Handelskrieg droht

Johnson will jetzt den Brexit-Vertrag brechen

Ausland
13.06.2022 20:32

Die britische Regierung will die mit Brüssel vereinbarte Brexit-Regelung für Nordirland einseitig ändern. Ein dazu am Montag vorgelegter Gesetzesentwurf sei notwendig, um Stabilität und den Frieden in der früheren Unruheprovinz zu sichern, sagte Außenministerin Liz Truss im Unterhaus in London. Dies käme jedoch einem Bruch des Brexit-Vertrags gleich - es droht nun ein Handelskrieg mit der EU.

„Wir sind weiterhin offen für Gespräche mit der EU“, erklärte Truss am Montag. Fortschritte könne es aber nur geben, wenn Brüssel Änderungen an der als Nordirland-Protokoll bezeichneten Vereinbarung akzeptiere. Bisher sei das nicht der Fall.

Johnson warnt vor „grober Überreaktion“
Es handle sich um eine Reihe „relativ trivialer Änderungen“, erklärte Großbritanniens Premierminister Boris Johnson. Falls die EU als Reaktion auf britische Gesetzespläne einen Handelskrieg begänne, wäre das eine „grobe Überreaktion“.
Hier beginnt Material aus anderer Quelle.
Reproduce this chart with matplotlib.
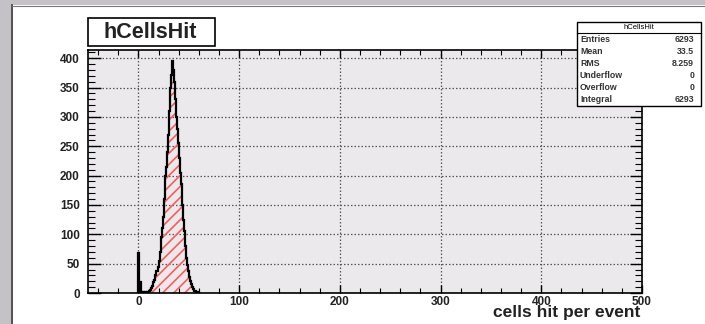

Klarer Bruch internationalen Rechts
London droht nun, die in dem Protokoll vereinbarten Warenkontrollen zum Schutz des EU-Binnenmarkts zu stoppen und durch eine freiwillige Regelung zu ersetzen. Zudem soll die Rolle des Europäischen Gerichtshofs drastisch beschränkt werden.

London will sich auch freie Hand bei Regelungen zur Mehrwertsteuer geben. Nach Ansicht einer großen Zahl von Experten wäre das ein klarer Bruch internationalen Rechts. Die Regierung in London bestreitet das jedoch.

EU: Vorgehensweise „nicht akzeptabel“
Aus der EU kam bereits im Vorfeld scharfe Kritik. Der Alleingang schade dem gegenseitigen Vertrauen und sorge für Unsicherheit, hatte Kommissionsvizepräsident Maros Sefcovic bereits Montagfrüh mitgeteilt. Der Vorsitzende des Auswärtigen Ausschusses im Europaparlament, David McAllister, bezeichnete im dpa-Gespräch einseitige Maßnahmen ebenfalls als „nicht akzeptabel“.

Das Nordirland-Protokoll ist Teil des 2019 geschlossenen Brexit-Abkommens. Es sieht vor, dass die zum Vereinigten Königreich gehörende Provinz weiter den Regeln des EU-Binnenmarkts und der Europäischen Zollunion folgt. Damit sollen Warenkontrollen zum EU-Mitglied Republik Irland verhindert werden, um ein Wiederaufflammen des Konflikts zwischen Gegnern und Befürwortern einer Vereinigung der beiden Teile Irlands zu verhindern.

Besondere Zollregeln für Nordirland
Die derzeitige Vereinbarung sieht für Nordirland besondere Zollregeln vor, um die aus historischen Gründen sensible Grenze zwischen der britischen Provinz und dem EU-Staat Irland offen zu halten. Durch die Übereinkunft ist aber de facto eine Zollgrenze in der Irischen See entstanden, die Nordirland vom Rest des Vereinigten Königreichs trennt. Das führte unter anderem zu Lieferproblemen und auch insgesamt zu großem Unmut in Großbritannien.

Das Thema hatte zuletzt neue Brisanz bekommen, weil bei der Parlamentswahl in Nordirland erstmals die katholisch-nationalistische Partei Sinn Fein stärkste Kraft wurde. Sie verfolgt das Ziel einer Abspaltung von Großbritannien und einer Vereinigung mit Irland. Sinn Fein warf der britischen Regierung am Sonntag mit Blick auf die geplanten Änderungen Gesetzesbruch vor.